-- Begin Raw data --
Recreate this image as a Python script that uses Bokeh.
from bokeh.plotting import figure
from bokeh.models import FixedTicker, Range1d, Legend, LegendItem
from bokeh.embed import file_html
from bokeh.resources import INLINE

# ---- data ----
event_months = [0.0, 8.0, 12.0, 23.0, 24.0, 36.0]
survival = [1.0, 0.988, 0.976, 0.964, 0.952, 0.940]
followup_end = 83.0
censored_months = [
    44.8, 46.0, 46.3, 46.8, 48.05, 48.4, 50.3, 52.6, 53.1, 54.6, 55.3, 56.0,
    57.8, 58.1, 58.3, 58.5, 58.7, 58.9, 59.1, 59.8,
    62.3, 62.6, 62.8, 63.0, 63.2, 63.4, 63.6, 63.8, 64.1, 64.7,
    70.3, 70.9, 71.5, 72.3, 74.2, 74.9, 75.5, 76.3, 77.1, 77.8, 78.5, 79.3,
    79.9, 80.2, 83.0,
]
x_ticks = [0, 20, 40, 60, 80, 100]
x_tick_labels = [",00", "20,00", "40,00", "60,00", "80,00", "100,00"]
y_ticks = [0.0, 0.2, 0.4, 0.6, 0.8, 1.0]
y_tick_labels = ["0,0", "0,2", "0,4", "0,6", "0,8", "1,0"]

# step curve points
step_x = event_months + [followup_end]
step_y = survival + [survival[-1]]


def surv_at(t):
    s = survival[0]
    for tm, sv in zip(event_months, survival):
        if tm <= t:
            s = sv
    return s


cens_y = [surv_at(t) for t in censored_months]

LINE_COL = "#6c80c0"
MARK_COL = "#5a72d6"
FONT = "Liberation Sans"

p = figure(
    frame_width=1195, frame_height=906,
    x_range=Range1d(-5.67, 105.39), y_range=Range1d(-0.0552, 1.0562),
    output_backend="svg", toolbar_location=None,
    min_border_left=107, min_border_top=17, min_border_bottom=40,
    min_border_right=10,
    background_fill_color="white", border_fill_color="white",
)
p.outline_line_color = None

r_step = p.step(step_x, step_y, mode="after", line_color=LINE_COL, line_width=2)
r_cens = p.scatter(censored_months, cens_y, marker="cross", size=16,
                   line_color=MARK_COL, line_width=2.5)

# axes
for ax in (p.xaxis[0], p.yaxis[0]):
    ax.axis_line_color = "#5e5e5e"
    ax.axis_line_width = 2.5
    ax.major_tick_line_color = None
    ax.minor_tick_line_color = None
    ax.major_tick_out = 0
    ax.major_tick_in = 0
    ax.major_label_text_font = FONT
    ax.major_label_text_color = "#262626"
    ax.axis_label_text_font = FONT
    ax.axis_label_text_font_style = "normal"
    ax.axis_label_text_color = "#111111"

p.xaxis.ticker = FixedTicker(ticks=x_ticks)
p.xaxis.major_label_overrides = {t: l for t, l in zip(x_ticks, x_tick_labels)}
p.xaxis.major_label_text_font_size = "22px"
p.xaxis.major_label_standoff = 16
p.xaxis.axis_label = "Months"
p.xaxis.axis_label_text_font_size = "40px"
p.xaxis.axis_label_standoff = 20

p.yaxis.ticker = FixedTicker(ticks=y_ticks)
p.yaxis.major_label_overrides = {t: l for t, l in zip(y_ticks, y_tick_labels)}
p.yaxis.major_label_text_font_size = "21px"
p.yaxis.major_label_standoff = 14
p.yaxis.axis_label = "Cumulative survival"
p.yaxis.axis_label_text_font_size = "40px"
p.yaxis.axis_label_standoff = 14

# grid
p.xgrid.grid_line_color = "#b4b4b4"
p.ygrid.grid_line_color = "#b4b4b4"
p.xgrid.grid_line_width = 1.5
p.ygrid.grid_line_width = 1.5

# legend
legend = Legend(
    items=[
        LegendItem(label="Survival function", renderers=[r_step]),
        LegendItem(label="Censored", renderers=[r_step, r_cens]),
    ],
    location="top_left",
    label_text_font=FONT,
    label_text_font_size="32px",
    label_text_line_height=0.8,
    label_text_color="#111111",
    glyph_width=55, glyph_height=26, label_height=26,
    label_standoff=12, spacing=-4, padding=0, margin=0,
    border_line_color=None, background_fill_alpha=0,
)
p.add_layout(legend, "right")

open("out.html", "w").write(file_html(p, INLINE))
-- End Raw data --
### Challenge
Only the lines from the beginning of the material to the line containing "line_color=MARK_COL, line_width=2.5)" should be echoed, verbatim and in full.

### The response
Recreate this image as a Python script that uses Bokeh.
from bokeh.plotting import figure
from bokeh.models import FixedTicker, Range1d, Legend, LegendItem
from bokeh.embed import file_html
from bokeh.resources import INLINE

# ---- data ----
event_months = [0.0, 8.0, 12.0, 23.0, 24.0, 36.0]
survival = [1.0, 0.988, 0.976, 0.964, 0.952, 0.940]
followup_end = 83.0
censored_months = [
    44.8, 46.0, 46.3, 46.8, 48.05, 48.4, 50.3, 52.6, 53.1, 54.6, 55.3, 56.0,
    57.8, 58.1, 58.3, 58.5, 58.7, 58.9, 59.1, 59.8,
    62.3, 62.6, 62.8, 63.0, 63.2, 63.4, 63.6, 63.8, 64.1, 64.7,
    70.3, 70.9, 71.5, 72.3, 74.2, 74.9, 75.5, 76.3, 77.1, 77.8, 78.5, 79.3,
    79.9, 80.2, 83.0,
]
x_ticks = [0, 20, 40, 60, 80, 100]
x_tick_labels = [",00", "20,00", "40,00", "60,00", "80,00", "100,00"]
y_ticks = [0.0, 0.2, 0.4, 0.6, 0.8, 1.0]
y_tick_labels = ["0,0", "0,2", "0,4", "0,6", "0,8", "1,0"]

# step curve points
step_x = event_months + [followup_end]
step_y = survival + [survival[-1]]


def surv_at(t):
    s = survival[0]
    for tm, sv in zip(event_months, survival):
        if tm <= t:
            s = sv
    return s


cens_y = [surv_at(t) for t in censored_months]

LINE_COL = "#6c80c0"
MARK_COL = "#5a72d6"
FONT = "Liberation Sans"

p = figure(
    frame_width=1195, frame_height=906,
    x_range=Range1d(-5.67, 105.39), y_range=Range1d(-0.0552, 1.0562),
    output_backend="svg", toolbar_location=None,
    min_border_left=107, min_border_top=17, min_border_bottom=40,
    min_border_right=10,
    background_fill_color="white", border_fill_color="white",
)
p.outline_line_color = None

r_step = p.step(step_x, step_y, mode="after", line_color=LINE_COL, line_width=2)
r_cens = p.scatter(censored_months, cens_y, marker="cross", size=16,
                   line_color=MARK_COL, line_width=2.5)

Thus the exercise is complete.